Firms face 460m annual bill for regulation

Advisory firms based in the UK are spending an estimated £460m each year on the direct and indirect cost of regulation, according to a recent study.

Firms face 460m annual bill for regulation
3 minutes

The Association of Professional Financial Advisers (APFA) found, on average, smaller advice companies are spending 12% of their income on the costs of regulation – only 3% of which is on direct fees. APFA added, with all business by financial advice firms amounting to £3.8bn in 2013, this 12% represents £460m.

Furthermore, assuming these costs are passed on to the end client, APFA estimates the average clients is paying in the region of £170 each year towards the costs of regulation.

Chris Hannant, director general at APFA, said: “As individuals face greater responsibility for managing their financial affairs, they will need affordable advice. It needs to be easier for advisers to operate and serve their clients.
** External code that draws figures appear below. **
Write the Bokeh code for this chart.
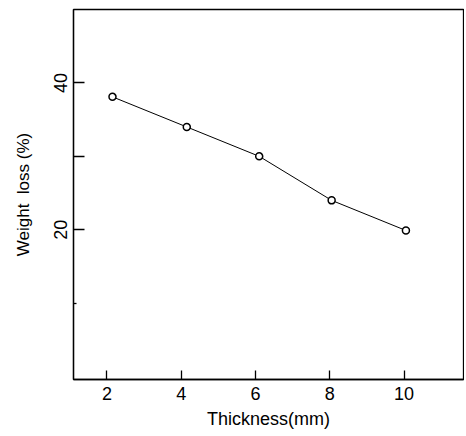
from bokeh.plotting import figure
from bokeh.models import FixedTicker, Range1d
from bokeh.embed import file_html
from bokeh.resources import INLINE

# Data
thickness = [2.15, 4.15, 6.1, 8.05, 10.05]
weight_loss = [38.1, 34.0, 30.0, 24.0, 19.9]
x_ticks = [2, 4, 6, 8, 10]
y_ticks = [20, 30, 40]
y_minor_ticks = [10]
y_tick_labels = {20: "20", 30: "", 40: "40"}

FONT = "Liberation Sans"

p = figure(width=464, height=434,
           x_range=Range1d(1.1, 11.6), y_range=Range1d(-0.4, 50),
           output_backend="svg", toolbar_location=None,
           min_border_left=73, min_border_right=1,
           min_border_top=9, min_border_bottom=55)

p.grid.visible = False
p.outline_line_color = "black"
p.outline_line_width = 1.3
p.background_fill_color = "white"
p.border_fill_color = "white"

p.line(thickness, weight_loss, line_color="black", line_width=1)
p.scatter(thickness, weight_loss, marker="circle", size=7,
          fill_color="white", line_color="black", line_width=1.5)

xa = p.xaxis[0]
xa.ticker = FixedTicker(ticks=x_ticks)
xa.axis_label = "Thickness(mm)"
xa.axis_label_text_font = FONT
xa.axis_label_text_font_size = "18px"
xa.axis_label_text_font_style = "normal"
xa.axis_label_text_color = "black"
xa.axis_label_standoff = 6
xa.major_label_text_font = FONT
xa.major_label_text_font_size = "18px"
xa.major_label_text_color = "black"
xa.major_label_standoff = 7
xa.major_tick_in = 9
xa.major_tick_out = 0
xa.minor_tick_in = 0
xa.minor_tick_out = 0
xa.axis_line_color = "black"
xa.axis_line_width = 1.3
xa.major_tick_line_color = "black"
xa.major_tick_line_width = 1.3

ya = p.yaxis[0]
ya.ticker = FixedTicker(ticks=y_ticks, minor_ticks=y_minor_ticks)
ya.major_label_overrides = y_tick_labels
ya.major_label_orientation = "parallel"
ya.axis_label = "Weight\u00a0 loss (%)"
ya.axis_label_text_font = FONT
ya.axis_label_text_font_size = "17px"
ya.axis_label_text_font_style = "normal"
ya.axis_label_text_color = "black"
ya.axis_label_standoff = 19
ya.major_label_text_font = FONT
ya.major_label_text_font_size = "18px"
ya.major_label_text_color = "black"
ya.major_label_standoff = 6
ya.major_tick_in = 11
ya.major_tick_out = 0
ya.minor_tick_in = 3
ya.minor_tick_out = 0
ya.axis_line_color = "black"
ya.axis_line_width = 1.3
ya.major_tick_line_color = "black"
ya.major_tick_line_width = 1.3
ya.minor_tick_line_width = 1.3
ya.minor_tick_line_color = "black"

open("out.html", "w").write(file_html(p, INLINE))
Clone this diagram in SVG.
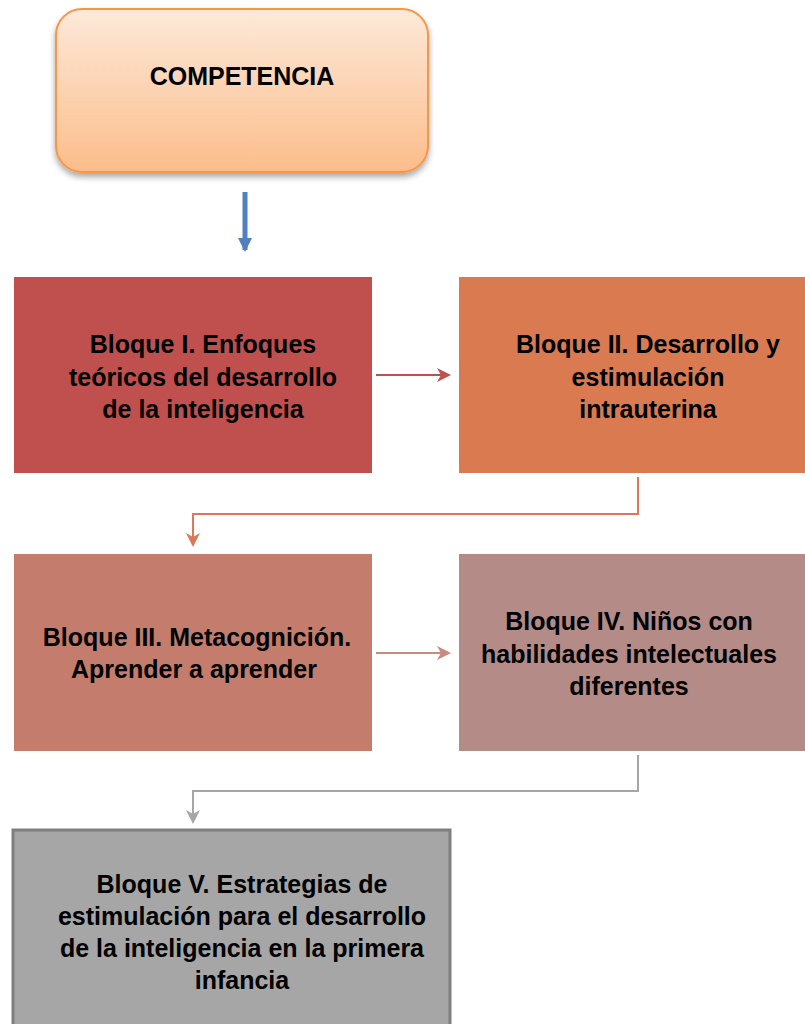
<svg xmlns="http://www.w3.org/2000/svg" width="805" height="1024" viewBox="0 0 805 1024">
<style>
.t{font-family:"Liberation Sans",Arial,sans-serif;font-weight:bold;font-size:25px;fill:#000;text-anchor:middle}
.c{fill:none;stroke-width:2}
</style>
<defs>
<linearGradient id="g1" x1="0" y1="0" x2="0" y2="1">
<stop offset="0" stop-color="#fde9d9"/>
<stop offset="1" stop-color="#fbbd8a"/>
</linearGradient>
<filter id="sh" x="-10%" y="-10%" width="120%" height="130%">
<feGaussianBlur in="SourceAlpha" stdDeviation="3"/>
<feOffset dx="0" dy="4"/>
<feComponentTransfer><feFuncA type="linear" slope="0.35"/></feComponentTransfer>
<feMerge><feMergeNode/><feMergeNode in="SourceGraphic"/></feMerge>
</filter>
<marker id="mBlue" markerWidth="14" markerHeight="14" refX="12" refY="7" orient="auto" markerUnits="userSpaceOnUse"><path d="M0,0 L14,7 L0,14 Z" fill="#4f81bd"/></marker>
<marker id="m1" markerWidth="14" markerHeight="14" refX="12" refY="7" orient="auto" markerUnits="userSpaceOnUse"><path d="M0,0 L14,7 L0,14 L4,7 Z" fill="#c0504d"/></marker>
<marker id="m2" markerWidth="14" markerHeight="14" refX="12" refY="7" orient="auto" markerUnits="userSpaceOnUse"><path d="M0,0 L14,7 L0,14 L4,7 Z" fill="#d9795a"/></marker>
<marker id="m3" markerWidth="14" markerHeight="14" refX="12" refY="7" orient="auto" markerUnits="userSpaceOnUse"><path d="M0,0 L14,7 L0,14 L4,7 Z" fill="#c98a80"/></marker>
<marker id="m4" markerWidth="14" markerHeight="14" refX="12" refY="7" orient="auto" markerUnits="userSpaceOnUse"><path d="M0,0 L14,7 L0,14 L4,7 Z" fill="#a6a6a6"/></marker>
</defs>
<g id="competencia">
<rect x="56" y="9" width="372" height="163" rx="26" fill="url(#g1)" stroke="#f79646" stroke-width="2" filter="url(#sh)"/>
<text class="t" x="242" y="85">COMPETENCIA</text>
</g>
<g id="bloque1">
<rect x="14" y="277" width="358" height="196" fill="#c0504d"/>
<text class="t" x="203" y="353">Bloque I. Enfoques</text>
<text class="t" x="203" y="386">teóricos del desarrollo</text>
<text class="t" x="203" y="418">de la inteligencia</text>
</g>
<g id="bloque2">
<rect x="459" y="277" width="346" height="196" fill="#d97a50"/>
<text class="t" x="648" y="353">Bloque II. Desarrollo y</text>
<text class="t" x="648" y="386">estimulación</text>
<text class="t" x="648" y="418">intrauterina</text>
</g>
<g id="bloque3">
<rect x="14" y="554" width="358" height="197" fill="#c47d6c"/>
<text class="t" x="197" y="646">Bloque III. Metacognición.</text>
<text class="t" x="194" y="678">Aprender a aprender</text>
</g>
<g id="bloque4">
<rect x="459" y="554" width="346" height="197" fill="#b48b87"/>
<text class="t" x="629" y="630">Bloque IV. Niños con</text>
<text class="t" x="629" y="663">habilidades intelectuales</text>
<text class="t" x="629" y="695">diferentes</text>
</g>
<g id="bloque5">
<rect x="13" y="830" width="437" height="200" fill="#a6a6a6" stroke="#7f7f7f" stroke-width="3"/>
<text class="t" x="242" y="893">Bloque V. Estrategias de</text>
<text class="t" x="242" y="925">estimulación para el desarrollo</text>
<text class="t" x="242" y="957">de la inteligencia en la primera</text>
<text class="t" x="242" y="989">infancia</text>
</g>
<g id="connectors">
<line x1="245" y1="192" x2="245" y2="250" stroke="#4f81bd" stroke-width="5" marker-end="url(#mBlue)"/>
<line class="c" x1="376" y1="375" x2="449" y2="375" stroke="#c0504d" marker-end="url(#m1)"/>
<polyline class="c" points="638,477 638,514 193,514 193,545" stroke="#d9795a" marker-end="url(#m2)"/>
<line class="c" x1="376" y1="653" x2="449" y2="653" stroke="#c98a80" marker-end="url(#m3)"/>
<polyline class="c" points="638,755 638,791 193,791 193,822" stroke="#a6a6a6" marker-end="url(#m4)"/>
</g>
</svg>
“This isn’t about compromising on standards, this is about cutting the burden of compliance and the cost to clients.

“A lower cost of regulation could also help bring professional financial advice into the financial reach of a greater proportion of the UK’s population – a desirable goal given the changes to the retirement market announced in the last Budget.”

The research also found the regulatory burden is bigger for smaller firms. For those with annual income between £100,000 and £250,000 the cost of regulation equals 19% of their income, and for those with annual income below £100,000 it is 20%.
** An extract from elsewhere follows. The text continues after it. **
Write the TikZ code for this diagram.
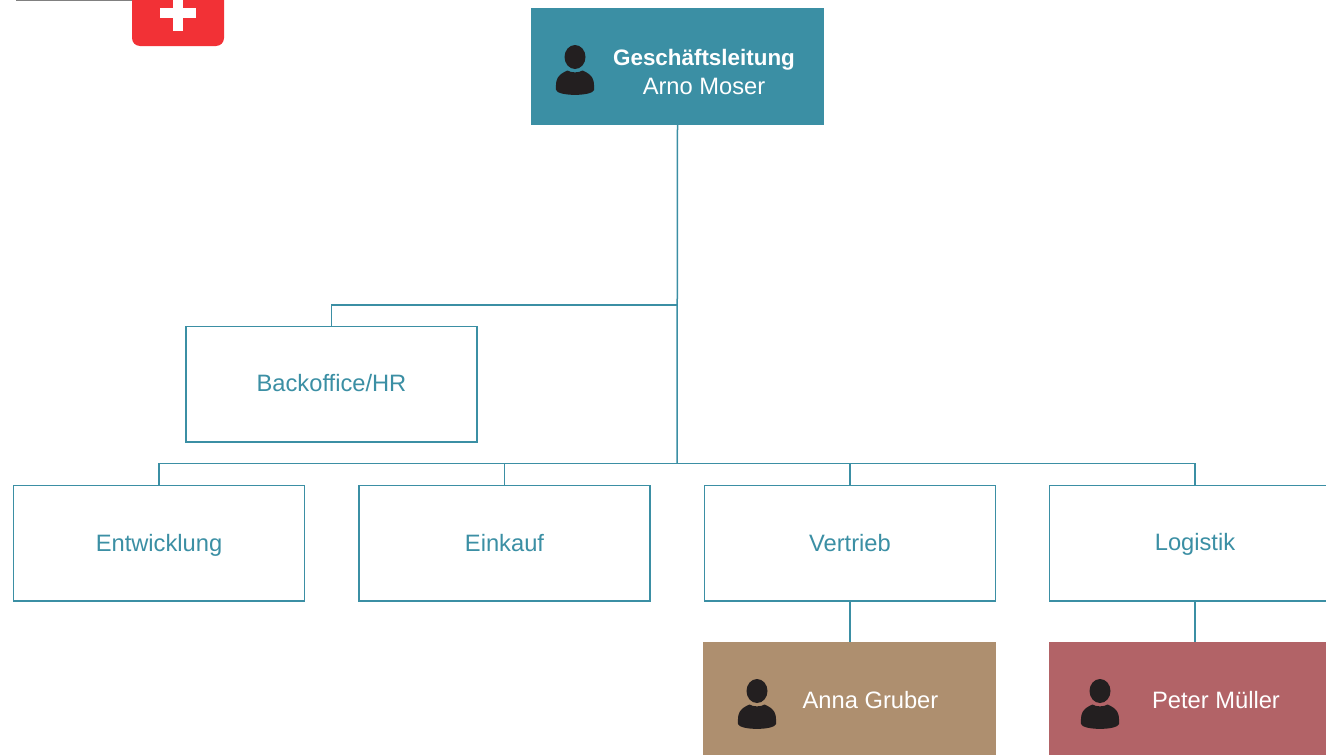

One of the biggest indirect costs of regulation is professional indemnity insurance, which APFA said has been “increasing steadily over recent years”, although it was the less tangible costs – such as time spent keeping up to date with changes – which seemed most damaging.

In its report (available here), APFA suggested a number of ways in which costs can kept down and the client protected from picking up the tab – see below.
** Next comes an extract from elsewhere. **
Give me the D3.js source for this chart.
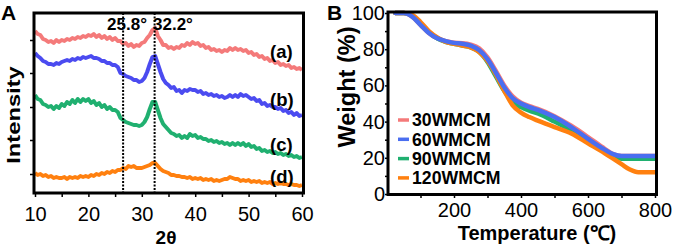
<!DOCTYPE html>
<html>
<head>
  <meta charset="utf-8">
  <style>
    body { margin: 0; background: #fff; }
    svg { font-family: Arial, "Liberation Sans", sans-serif; }
    .tick line { stroke: #000; stroke-width: 1.5; }
    .tick text { font-size: 20px; fill: #000; }
    .frame { fill: none; stroke: #000; stroke-width: 3; }
    .lbl { font-weight: bold; fill: #000; }
  </style>
</head>
<body>
<script src="https://d3js.org/d3.v7.min.js"></script>
<script>
// ---- panel A: XRD ----
const thetaStart = 10, thetaStep = 0.5;
const xrdA = [162,159,158,154,153,151,152,150,153,151, 153,152,154,153,155,154,156,155,157,156,
  158,157,159,156,158,155,157,154,156,153, 155,152,152,149,150,147,149,146,148,147,
  150,151,155,158,163,165,157,153,148,148, 145,146,144,146,145,148,147,150,148,151,
  149,150,147,148,145,146,143,144,142,143, 141,143,142,145,143,145,143,144,142,143,
  140,141,138,139,136,137,134,135,132,133, 130,131,128,129,127,128,125,126,124,125, 123];
const xrdB = [140,137,135,132,131,129,129,128,130,129, 131,132,133,132,134,133,135,134,136,135,
  136,137,135,135,134,132,132,130,130,128, 128,126,120,119,117,116,115,113,113,111,
  112,115,121,129,136,137,129,121,114,110, 108,105,106,102,103,100,103,102,104,103,
  103,101,102,99,100,98,99,97,98,96, 97,95,96,98,96,98,96,99,97,98,
  96,94,95,92,93,89,90,87,88,86, 86,84,85,82,83,80,81,78,80,77, 78];
const xrdC = [98,94,93,89,88,86,87,84,87,85, 89,87,91,89,93,90,94,91,94,92,
  94,90,92,88,90,86,88,84,86,83, 83,81,75,73,71,70,69,68,68,67,
  68,71,76,84,91,91,83,75,69,66, 63,60,59,57,58,55,57,55,59,57,
  58,55,56,54,54,52,53,51,52,50, 51,49,50,48,50,48,50,48,50,47,
  49,46,47,44,45,42,43,41,42,40, 41,39,40,38,39,37,38,36,37,35, 36];
const xrdD = [20,18,19,17,18,16,17,15,16,15, 15,16,14,16,15,16,15,17,16,17,
  16,18,17,19,18,20,19,21,20,22, 21,23,23,25,24,27,26,27,25,25,
  25,26,27,28,30,30,27,24,22,21, 20,18,18,17,17,16,16,15,16,14,
  15,14,15,13,14,13,14,12,13,12, 13,14,14,16,15,14,14,12,13,12,
  13,11,12,11,12,10,11,10,11,9, 10,9,10,9,9,8,9,8,8,7, 8];
const xrdLabels = ["(a)", "(b)", "(c)", "(d)"];
const xrdLabelY = [141, 93, 48, 16];
const xrdColors = ["#f47a7a", "#4b4bf0", "#20b070", "#ff800f"];
const peakPos = [26.5, 32.4];
const peakText = ["25.8°", "32.2°"];
const xTicksA = [10, 15, 20, 25, 30, 35, 40, 45, 50, 55, 60];
const yTicksA = [19, 53, 86, 120, 153];

// ---- panel B: TGA ----
const temps = [25, 50, 75, 100, 125, 150, 175, 200, 225, 250, 275, 300, 325, 350, 375, 400, 425, 450, 500, 550, 600, 650, 675, 700, 725, 750, 775, 800];
const w30 = [100, 100, 98, 93.5, 89, 86, 84.5, 83.5, 83.3, 82.5, 80.5, 75.5, 68, 60, 54, 50.5, 48.5, 47, 43, 37.7, 31.5, 25, 22, 21, 21, 21, 21, 21];
const w60 = [100, 100, 98, 93.5, 89, 86, 84.5, 83.5, 83, 82, 79.5, 74.5, 67, 59, 53, 50, 48, 46.5, 42.5, 37, 30.5, 24.5, 22, 21, 21, 21, 21, 21];
const w90 = [100, 100, 98.5, 94, 89.5, 86, 84, 83, 82, 81, 78.5, 73, 65, 57, 51, 48, 46, 44.5, 40, 35, 29, 23.5, 21, 19.5, 19.5, 19.5, 19.5, 19.5];
const w120 = [100, 100, 99, 95, 90, 86.5, 84, 83, 82, 81, 78.5, 73.5, 66, 57, 49, 45, 42.5, 40.5, 37, 33.5, 28, 22.5, 19.5, 16.5, 13.5, 12, 12, 12];
const tgaNames = ["30WMCM", "60WMCM", "90WMCM", "120WMCM"];
const tgaColors = ["#f47a7a", "#4a6ef0", "#20b070", "#ff800f"];
const xTicksB = [100, 200, 300, 400, 500, 600, 700, 800];
const yTicksB = [0, 10, 20, 30, 40, 50, 60, 70, 80, 90, 100];

const svg = d3.select("body").append("svg").attr("width", 678).attr("height", 250);

// panel A
const xA = d3.scaleLinear().domain([10, 60]).range([35, 302]);
const yA = d3.scaleLinear().domain([0, 180]).range([193, 13]);
const gA = svg.append("g");

gA.append("g").attr("transform", "translate(0,193)")
  .call(d3.axisBottom(xA).tickValues(xTicksA).tickSize(4).tickPadding(10)
    .tickFormat(d => d % 10 === 0 ? d : ""))
  .call(g => g.select(".domain").remove());
gA.append("g").attr("transform", "translate(34,0)")
  .call(d3.axisLeft(yA).tickValues(yTicksA).tickSize(4).tickFormat(""))
  .call(g => g.select(".domain").remove());

const lineA = d3.line().x((d, i) => xA(thetaStart + i * thetaStep)).y(d => yA(d));
[xrdA, xrdB, xrdC, xrdD].forEach((s, i) => {
  gA.append("path").datum(s).attr("d", lineA)
    .attr("fill", "none").attr("stroke", xrdColors[i]).attr("stroke-width", 4)
    .attr("stroke-linejoin", "round");
});

gA.selectAll(".peak").data(peakPos).enter().append("line")
  .attr("x1", d => xA(d)).attr("x2", d => xA(d))
  .attr("y1", 13).attr("y2", 193)
  .attr("stroke", "#000").attr("stroke-width", 2).attr("stroke-dasharray", "2,1.5");

gA.append("text").attr("class", "lbl").attr("x", 147).attr("y", 29.5)
  .attr("text-anchor", "end").attr("font-size", 17).text(peakText[0]);
gA.append("text").attr("class", "lbl").attr("x", 153).attr("y", 29.5)
  .attr("font-size", 17).text(peakText[1]);

gA.selectAll(".clab").data(xrdLabels).enter().append("text")
  .attr("class", "lbl").attr("x", 270).attr("y", (d, i) => yA(xrdLabelY[i]))
  .attr("dy", "0.35em").attr("font-size", 18.5).text(d => d);

gA.append("rect").attr("class", "frame").attr("x", 34).attr("y", 13).attr("width", 269.5).attr("height", 180);

// the original's axis title is drawn taller than wide
gA.append("text").attr("class", "lbl").attr("transform", "translate(19.5,115) rotate(-90) scale(1.25,1)")
  .attr("text-anchor", "middle").attr("font-size", 19).text("Intensity");
gA.append("text").attr("class", "lbl").attr("x", 166).attr("y", 244)
  .attr("text-anchor", "middle").attr("font-size", 19).text("2θ");
gA.append("text").attr("class", "lbl").attr("x", 1).attr("y", 20)
  .attr("font-size", 21).text("A");

// panel B
const xB = d3.scaleLinear().domain([0, 800]).range([387, 655]);
const yB = d3.scaleLinear().domain([0, 100]).range([194, 13]);
const gB = svg.append("g");

gB.append("g").attr("transform", "translate(0,194)")
  .call(d3.axisBottom(xB).tickValues(xTicksB).tickSize(4).tickPadding(5)
    .tickFormat(d => d % 200 === 0 ? d : ""))
  .call(g => g.select(".domain").remove());
gB.append("g").attr("transform", "translate(388,0)")
  .call(d3.axisLeft(yB).tickValues(yTicksB).tickSize(3).tickPadding(0)
    .tickFormat(d => d % 20 === 0 ? d : ""))
  .call(g => g.select(".domain").remove());

const series = [w30, w90, w120, w60];
const order = [0, 2, 3, 1];
const lineB = d3.line().x((d, i) => xB(temps[i])).y(d => yB(d)).curve(d3.curveMonotoneX);
series.forEach((s, k) => {
  gB.append("path").datum(s).attr("d", lineB)
    .attr("fill", "none").attr("stroke", tgaColors[order[k]]).attr("stroke-width", 4.5)
    .attr("stroke-linecap", "round");
});

const leg = gB.selectAll(".leg").data(tgaNames).enter().append("g")
  .attr("transform", (d, i) => `translate(398,${120 + i * 19.3})`);
leg.append("line").attr("x1", 0).attr("x2", 11).attr("stroke-width", 3.5)
  .attr("stroke", (d, i) => tgaColors[i]);
leg.append("text").attr("class", "lbl").attr("x", 14).attr("dy", "0.36em")
  .attr("font-size", 17.7).text(d => d);

gB.append("rect").attr("class", "frame").attr("x", 388).attr("y", 12).attr("width", 268.5).attr("height", 182.5);

gB.append("text").attr("class", "lbl").attr("transform", "translate(355,87) rotate(-90)")
  .attr("text-anchor", "middle").attr("font-size", 23.5).text("Weight (%)");
gB.append("text").attr("class", "lbl").attr("x", 537).attr("y", 240)
  .attr("text-anchor", "middle").attr("font-size", 20).text("Temperature (℃)");
gB.append("text").attr("class", "lbl").attr("x", 327).attr("y", 20)
  .attr("font-size", 21).text("B");
</script>
</body>
</html>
Hannant added: “APFA has written to the Financial Conduct Authority with a summary of our findings and a list of areas it needs to address.

“Good compliance is essential for the industry and for consumers, but the overwhelming feeling at present is that the regulatory burden on advisers is bloated, unnecessarily onerous and potentially damaging to the future health of firms.”

Suggested areas to address:

  • Reducing reporting requirements – while some changes have been made to the RMAR, there is still scope for the FCA to make further changes.
  • Slimming down the rule book – much of the cost incurred by firms arises as a direct result of the complexity of the rule book and surrounding guidance.
  • Introducing a longstop to help reduce the cost of PI.
  • Cutting fees for advisers – the FCA should re-open its review of the way its costs are allocated, as advisers are still paying a bigger share of its costs than either the banks or the insurance industry.
  • Reducing the minimum fee payable for consumer credit – adviser firms should not be paying annual fees of £300 for consumer credit when the credit activities they conduct are negligible.
  • Reducing the FSCS threshold for investment intermediaries – the FCA's case for increasing the FSCS threshold assumed that revenues will not fall below 2010/11 levels following RDR. We are monitoring the financial impact of RDR and if appropriate will be asking the FCA to reverse the increase in the FSCS threshold.